IS ‘PRIANG’ RUN BY A SUPPORTER OF PM, OR IS IT AN ‘INSIDE’ JOB BY THE COMMUNICATION TEAM?
THE “thunder of justice” is coming to slash fake news and rumours – at least that’s what a newly set-up Facebook page, which is evidently a backer of junta premier Prayut Chan-o-cha, claims to do. Is it a genuine supporter or is it just another ‘information operation’ by the junta to counter negative public sentiment?
“Priang” is the equivalent of “kaboom” in English – representing a loud explosion. It is also the name of the page that aims to “correct” controversial reports regarding PM Prayut and his junta-backed government.
Created on June 20, the page even flaunts Prayut’s “artistic” side. It made a post on Thursday of a poem written by the premier to encourage civil servants. The page’s “like” skyrocketed from 200 to almost 2,000 in merely a day.

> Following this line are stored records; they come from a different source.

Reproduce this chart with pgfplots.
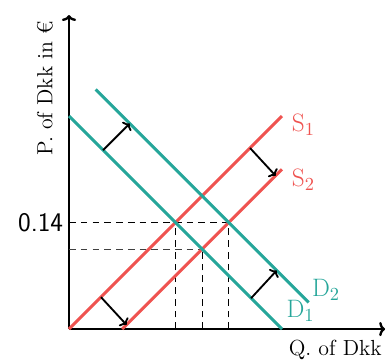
\documentclass[border=0pt]{standalone}
\usepackage{pgfplots}
\pgfplotsset{compat=1.18}
\usetikzlibrary{arrows.meta}
\definecolor{sred}{HTML}{EF5350}
\definecolor{dteal}{HTML}{26A69A}
\begin{document}
\begin{tikzpicture}
\begin{axis}[
 x=12.68pt, y=12.68pt,
 xmin=0, xmax=14.84, ymin=0, ymax=14.74,
 axis lines=left, enlargelimits=false,
 axis line style={line width=1.4pt, -{To[length=3.5pt,width=8.5pt]}},
 xtick=\empty, ytick={5}, yticklabels={\textsf{0.14}},
 yticklabel style={font=\fontsize{16}{18}\selectfont},
 major tick length=0pt,
 clip=false,
]
% dashed guides
\addplot[black, line width=0.6pt, dash pattern=on 4pt off 3pt] coordinates {(0,5) (7.5,5)};
\addplot[black!75, line width=0.6pt, dash pattern=on 4pt off 3pt] coordinates {(0,3.75) (6.25,3.75)};
\addplot[black, line width=0.6pt, dash pattern=on 4pt off 3pt] coordinates {(5,0) (5,5)};
\addplot[black, line width=0.6pt, dash pattern=on 4pt off 3pt] coordinates {(6.25,0) (6.25,3.75)};
\addplot[black, line width=0.6pt, dash pattern=on 4pt off 3pt] coordinates {(7.5,0) (7.5,5)};
% supply
\addplot[sred, line width=1.8pt] coordinates {(0,0) (10,10)};
\addplot[sred, line width=1.8pt] coordinates {(2.5,0) (10,7.5)};
% demand
\addplot[dteal, line width=1.8pt] coordinates {(0,10) (10,0)};
\addplot[dteal, line width=1.8pt] coordinates {(1.25,11.25) (11.25,1.25)};
% shift arrows
\addplot[black, line width=1.1pt, -{To[length=3pt,width=7.5pt]}] coordinates {(1.6,8.4) (2.85,9.65)};
\addplot[black, line width=1.1pt, -{To[length=3pt,width=7.5pt]}] coordinates {(8.5,8.5) (9.7,7.2)};
\addplot[black, line width=1.1pt, -{To[length=3pt,width=7.5pt]}] coordinates {(1.5,1.5) (2.7,0.2)};
\addplot[black, line width=1.1pt, -{To[length=3pt,width=7.5pt]}] coordinates {(8.55,1.45) (9.75,2.75)};
% labels
\node[anchor=west, text=sred, font=\fontsize{15}{17}\selectfont, inner sep=0pt] at (axis cs:10.45,9.6) {S$_1$};
\node[anchor=west, text=sred, font=\fontsize{15}{17}\selectfont, inner sep=0pt] at (axis cs:10.45,7.0) {S$_2$};
\node[anchor=west, text=dteal, font=\fontsize{15}{17}\selectfont, inner sep=0pt] at (axis cs:11.4,1.85) {D$_2$};
\node[anchor=west, text=dteal, font=\fontsize{15}{17}\selectfont, inner sep=0pt] at (axis cs:10.2,0.85) {D$_1$};
\node[font=\fontsize{13}{15}\selectfont, inner sep=0pt] at (axis cs:12.5,-1.0) {Q. of Dkk};
\node[rotate=90, font=\fontsize{13}{15}\selectfont, inner sep=0pt] at (axis cs:-1.13,11.3) {P. of Dkk in €};
\coordinate (bl) at (axis cs:-3.24,-1.455);
\coordinate (tr) at (axis cs:14.93,15.45);
\end{axis}
\pgfresetboundingbox
\path[use as bounding box] (bl) rectangle (tr);
\end{tikzpicture}
\end{document}
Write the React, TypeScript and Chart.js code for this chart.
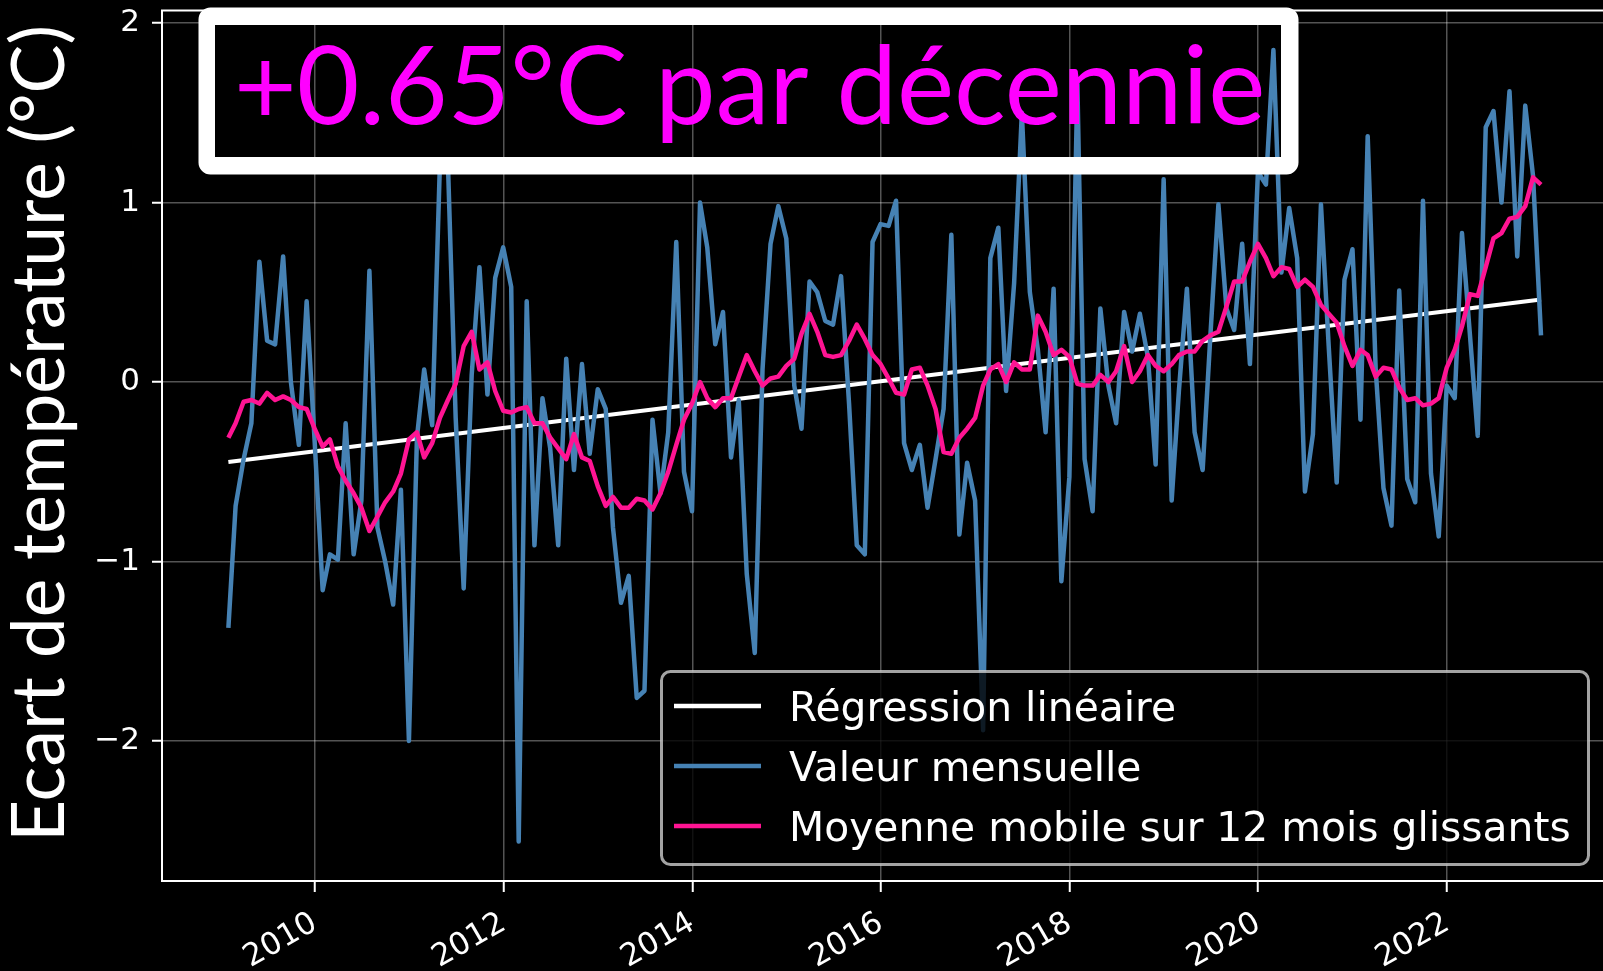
import { useEffect, useRef } from "react";
import { Chart, registerables } from "chart.js";

Chart.register(...registerables);

// ---------------- data ----------------
const START_YEAR = 2009; // first month: January 2009 (month-end dates)
const MONTH_COUNT = 168; // Jan 2009 .. Dec 2022

const MONTHLY = [
  -1.37, -0.69, -0.43, -0.23, 0.67, 0.23, 0.21, 0.7, 0.0, -0.35, 0.45, -0.33,
  -1.16, -0.96, -0.99, -0.23, -0.96, -0.66, 0.62, -0.81, -1.0, -1.24, -0.6, -2.0,
  -0.31, 0.07, -0.24, 1.22, 1.22, -0.2, -1.15, 0.04, 0.64, -0.07, 0.58, 0.75,
  0.53, -2.56, 0.45, -0.91, -0.09, -0.37, -0.91, 0.13, -0.49, 0.1, -0.4, -0.04,
  -0.15, -0.81, -1.23, -1.08, -1.76, -1.72, -0.21, -0.62, -0.28, 0.78, -0.5, -0.72,
  1.0, 0.75, 0.21, 0.39, -0.42, -0.1, -1.07, -1.51, 0.07, 0.77, 0.98, 0.8,
  -0.02, -0.26, 0.56, 0.5, 0.34, 0.32, 0.59, -0.12, -0.91, -0.96, 0.78, 0.88,
  0.87, 1.01, -0.34, -0.49, -0.35, -0.7, -0.43, -0.15, 0.82, -0.85, -0.45, -0.66,
  -1.94, 0.69, 0.86, -0.05, 0.55, 1.5, 0.5, 0.18, -0.28, 0.52, -1.11, -0.53,
  1.66, -0.43, -0.72, 0.41, -0.02, -0.23, 0.39, 0.17, 0.38, 0.14, -0.46, 1.13,
  -0.66, -0.05, 0.52, -0.28, -0.49, 0.26, 0.99, 0.41, 0.29, 0.77, 0.1, 1.17,
  1.1, 1.85, 0.61, 0.97, 0.69, -0.61, -0.29, 0.99, 0.2, -0.56, 0.57, 0.74,
  -0.21, 1.37, 0.07, -0.59, -0.8, 0.51, -0.54, -0.67, 1.01, -0.51, -0.86, -0.02,
  -0.09, 0.83, 0.26, -0.3, 1.42, 1.51, 1.0, 1.62, 0.7, 1.54, 1.15, 0.26,
];

const MOVING_AVG = [
  -0.31, -0.23, -0.11, -0.1, -0.12, -0.06, -0.1, -0.08, -0.1, -0.14, -0.15, -0.26,
  -0.36, -0.32, -0.47, -0.55, -0.62, -0.7, -0.83, -0.75, -0.67, -0.61, -0.51, -0.32,
  -0.28, -0.42, -0.34, -0.2, -0.1, -0.01, 0.2, 0.28, 0.07, 0.11, -0.05, -0.16,
  -0.17, -0.15, -0.14, -0.23, -0.23, -0.31, -0.37, -0.43, -0.29, -0.42, -0.44, -0.58,
  -0.69, -0.64, -0.7, -0.7, -0.65, -0.66, -0.71, -0.62, -0.5, -0.35, -0.21, -0.12,
  0.0, -0.09, -0.14, -0.09, -0.09, 0.03, 0.15, 0.06, -0.02, 0.02, 0.03, 0.09,
  0.13, 0.27, 0.38, 0.28, 0.15, 0.14, 0.15, 0.23, 0.32, 0.24, 0.15, 0.1,
  0.02, -0.06, -0.07, 0.07, 0.08, -0.02, -0.15, -0.39, -0.4, -0.31, -0.26, -0.2,
  -0.02, 0.07, 0.1, 0.0, 0.11, 0.07, 0.07, 0.37, 0.28, 0.15, 0.18, 0.14,
  -0.01, -0.02, -0.02, 0.04, 0.0, 0.06, 0.2, 0.0, 0.06, 0.15, 0.09, 0.06,
  0.1, 0.15, 0.17, 0.17, 0.23, 0.26, 0.28, 0.42, 0.56, 0.56, 0.67, 0.77,
  0.69, 0.59, 0.64, 0.63, 0.53, 0.57, 0.53, 0.43, 0.38, 0.33, 0.2, 0.09,
  0.18, 0.15, 0.03, 0.08, 0.07, -0.03, -0.1, -0.09, -0.13, -0.12, -0.09, 0.08,
  0.18, 0.31, 0.49, 0.48, 0.64, 0.8, 0.83, 0.91, 0.92, 0.98, 1.14, 1.1,
];

// linear regression: values at the first and last month
const REGRESSION_ENDS = [-0.445, 0.46];

const YEAR_TICKS = [2010, 2012, 2014, 2016, 2018, 2020, 2022];
const Y_TICKS = [-2, -1, 0, 1, 2];
const X_MIN_DATE = [2008, 4, 19];
const X_MAX_DATE = [2023, 7, 28];
const Y_MIN = -2.78;
const Y_MAX = 2.07;

const TITLE = "+0.65°C par décennie";
const Y_LABEL = "Ecart de température (°C)";
const LEGEND_LABELS = [
  "Régression linéaire",
  "Valeur mensuelle",
  "Moyenne mobile sur 12 mois glissants",
];

const COLOR_REG = "#ffffff";
const COLOR_MONTHLY = "#4682b4";
const COLOR_AVG = "#ff1493";
const COLOR_TITLE = "#ff00ff";
const GRID_COLOR = "rgba(255,255,255,0.33)";

// ---------------- helpers ----------------
const DAY = 86400000;
const dayNum = (y: number, m: number, d: number) => Date.UTC(y, m, d) / DAY;
const MONTH_ENDS = Array.from({ length: MONTH_COUNT }, (_, i) =>
  dayNum(START_YEAR + Math.floor(i / 12), (i % 12) + 1, 0)
);

const overlayPlugin = {
  id: "overlay",
  beforeDraw(chart: any) {
    const ctx = chart.ctx;
    ctx.save();
    ctx.fillStyle = "#000";
    ctx.fillRect(0, 0, chart.width, chart.height);
    ctx.restore();
  },
  afterDatasetsDraw(chart: any) {
    const ctx: CanvasRenderingContext2D = chart.ctx;
    const area = chart.chartArea;
    ctx.save();

    // top spine
    ctx.strokeStyle = "#fff";
    ctx.lineWidth = 2;
    ctx.beginPath();
    ctx.moveTo(area.left - 1, area.top);
    ctx.lineTo(area.right, area.top);
    ctx.stroke();

    // title box (white rounded frame, transparent inside)
    const ox = 198.5, oy = 7.5, ow = 1100, oh = 167;
    const ix = 215, iy = 25, iw = 1066, ih = 132;
    ctx.beginPath();
    (ctx as any).roundRect(ox, oy, ow, oh, 12);
    ctx.rect(ix + iw, iy, -iw, ih);
    ctx.fillStyle = "#fff";
    ctx.fill("evenodd");

    // title text
    ctx.font = "100px Lato";
    const m0 = ctx.measureText(TITLE);
    const ink0 = m0.actualBoundingBoxLeft + m0.actualBoundingBoxRight;
    const size = (100 * 1022) / ink0;
    ctx.font = `${size}px Lato`;
    const m1 = ctx.measureText(TITLE);
    ctx.fillStyle = COLOR_TITLE;
    ctx.textAlign = "left";
    ctx.textBaseline = "alphabetic";
    ctx.fillText(TITLE, 239 + m1.actualBoundingBoxLeft, 124);

    // legend
    const lx = 661.5, ly = 671.5, lw = 927, lh = 193;
    ctx.beginPath();
    (ctx as any).roundRect(lx, ly, lw, lh, 9);
    ctx.fillStyle = "rgba(0,0,0,0.8)";
    ctx.fill();
    ctx.strokeStyle = "rgba(204,204,204,0.8)";
    ctx.lineWidth = 3;
    ctx.stroke();
    const rows = [706, 766, 826];
    const cols = [COLOR_REG, COLOR_MONTHLY, COLOR_AVG];
    const fs = 40.8;
    ctx.font = `${fs}px "DejaVu Sans"`;
    rows.forEach((ry, k) => {
      ctx.strokeStyle = cols[k];
      ctx.lineWidth = 4.5;
      ctx.lineCap = "butt";
      ctx.beginPath();
      ctx.moveTo(674, ry);
      ctx.lineTo(761, ry);
      ctx.stroke();
      ctx.fillStyle = "#fff";
      ctx.fillText(LEGEND_LABELS[k], 789, ry + 0.729 * fs * 0.5);
    });
    ctx.restore();
  },
  afterDraw(chart: any) {
    const ctx: CanvasRenderingContext2D = chart.ctx;
    ctx.save();
    ctx.font = "100px Lato";
    const m0 = ctx.measureText(Y_LABEL);
    const ink0 = m0.actualBoundingBoxLeft + m0.actualBoundingBoxRight;
    const size = (100 * 808) / ink0;
    ctx.font = `${size}px Lato`;
    const m1 = ctx.measureText(Y_LABEL);
    ctx.translate(63.5, 836);
    ctx.rotate(-Math.PI / 2);
    ctx.fillStyle = "#fff";
    ctx.textAlign = "left";
    ctx.textBaseline = "alphabetic";
    ctx.fillText(Y_LABEL, m1.actualBoundingBoxLeft, 0);
    ctx.restore();
  },
};

export default function App() {
  const ref = useRef<HTMLCanvasElement | null>(null);

  useEffect(() => {
    document.body.style.margin = "0";
    document.body.style.background = "#000";
    document.body.style.overflow = "hidden";
    const canvas = ref.current;
    if (!canvas) return;

    const first = MONTH_ENDS[0];
    const last = MONTH_ENDS[MONTH_ENDS.length - 1];

    const chart = new Chart(canvas, {
      type: "line",
      data: {
        datasets: [
          {
            label: LEGEND_LABELS[0],
            data: [
              { x: first, y: REGRESSION_ENDS[0] },
              { x: last, y: REGRESSION_ENDS[1] },
            ],
            borderColor: COLOR_REG,
            borderWidth: 4,
            order: 3,
          },
          {
            label: LEGEND_LABELS[1],
            data: MONTHLY.map((v, i) => ({ x: MONTH_ENDS[i], y: v })),
            borderColor: COLOR_MONTHLY,
            borderWidth: 4.5,
            order: 2,
          },
          {
            label: LEGEND_LABELS[2],
            data: MOVING_AVG.map((v, i) => ({ x: MONTH_ENDS[i], y: v })),
            borderColor: COLOR_AVG,
            borderWidth: 4.5,
            order: 1,
          },
        ],
      },
      options: {
        animation: false,
        responsive: false,
        maintainAspectRatio: false,
        devicePixelRatio: 1,
        layout: { padding: { top: 10.5, left: 0, right: 0, bottom: 0 } },
        elements: {
          point: { radius: 0, hoverRadius: 0 },
          line: { tension: 0, borderJoinStyle: "round", fill: false },
        },
        plugins: {
          legend: { display: false },
          tooltip: { enabled: false },
          title: { display: false },
        },
        events: [],
        scales: {
          x: {
            type: "linear",
            min: dayNum(X_MIN_DATE[0], X_MIN_DATE[1], X_MIN_DATE[2]),
            max: dayNum(X_MAX_DATE[0], X_MAX_DATE[1], X_MAX_DATE[2]),
            afterFit: (s: any) => {
              s.height = 90;
              s.paddingLeft = 0;
              s.paddingRight = 0;
            },
            afterBuildTicks: (s: any) => {
              s.ticks = YEAR_TICKS.map((y) => ({ value: dayNum(y, 0, 1) }));
            },
            ticks: {
              autoSkip: false,
              minRotation: 30,
              maxRotation: 30,
              color: "#fff",
              padding: 13,
              font: { family: "DejaVu Sans", size: 31 },
              callback: (v: any) => String(new Date(Number(v) * DAY).getUTCFullYear()),
            },
            grid: {
              color: GRID_COLOR,
              lineWidth: 1.5,
              tickLength: 11,
              tickColor: "#fff",
              tickWidth: 2,
            },
            border: { display: true, color: "#fff", width: 2 },
          },
          y: {
            type: "linear",
            min: Y_MIN,
            max: Y_MAX,
            afterFit: (s: any) => {
              s.width = 162;
              s.paddingTop = 0;
              s.paddingBottom = 0;
            },
            afterBuildTicks: (s: any) => {
              s.ticks = Y_TICKS.map((v) => ({ value: v }));
            },
            ticks: {
              color: "#fff",
              padding: 12,
              font: { family: "DejaVu Sans", size: 31 },
              callback: (v: any) => {
                const n = Math.round(Number(v));
                return n < 0 ? "\u2212" + Math.abs(n) : String(n);
              },
            },
            grid: {
              color: GRID_COLOR,
              lineWidth: 1.5,
              tickLength: 10,
              tickColor: "#fff",
              tickWidth: 2,
            },
            border: { display: true, color: "#fff", width: 2 },
          },
        },
      } as any,
      plugins: [overlayPlugin],
    });

    return () => chart.destroy();
  }, []);

  return (
    <canvas
      ref={ref}
      width={1603}
      height={971}
      style={{ display: "block", width: "1603px", height: "971px" }}
    />
  );
}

It could have passed off as just another pro-Prayut media, had it not posted the poem even before reporters became aware of the existence of this literary work.
This makes it obvious that whoever is managing the page has access to government insiders. The question, obviously, is who?
The page’s administrator said in a recent post that he or she was merely an “old news person” who has been on Facebook for just a year.
“I haven’t gone to Government House for a decade. There’s nothing much about me being an ‘insider’,” the administrator said. “There are connections I built during my old time as a reporter. A sense of news remains in me. That’s all there’s is to it.”
With the page’s administrator choosing to remain anonymous, these claims are not yet proven.
Looking back at the Government Spokesperson office’s strategy, creating public understanding and a good impression about this government have been priorities.
Led by Government Spokesperson Lt-General Sansern Kaewkamnerd, the team has shifted from one strategy to another and to yet another. Still, their major constraints are bureaucratic language and politically correct communication that sometimes can be hard to comprehend.
Casually written language, with splashes of slang and soft swearing such as appears in Priang, could be a much better tool.
Around the middle of last year, a “strategic communication team” was set up under Sansern’s office.
The team consists of five officers from the Spokesperson’s office and three contract employees – a graphic designer, an information gathering officer and a news writer. They were all selected by Sansern himself.
The contract employees’ wages are included in the budget of the spokesperson’s office. They are each given Bt17,000 to Bt20,000 per month.
“This team’s main task is to monitor news reports in social media, given that there are many that criticise and distort [the image of] the government,” the Government House source said. “The spokesperson also said that the government should be able to explain its side.”
However, it is not yet known with certainty what this “strategic communication team” is concretely doing.
Sansern told The Nation he had no knowledge of the existence of the page. “I’m more keen to enjoy songs on YouTube than using Facebook,” he said.
If Priang is really organised by some government-hired people, the question is: Is it okay for the government agency, using the government budget, to present insider information under a cover?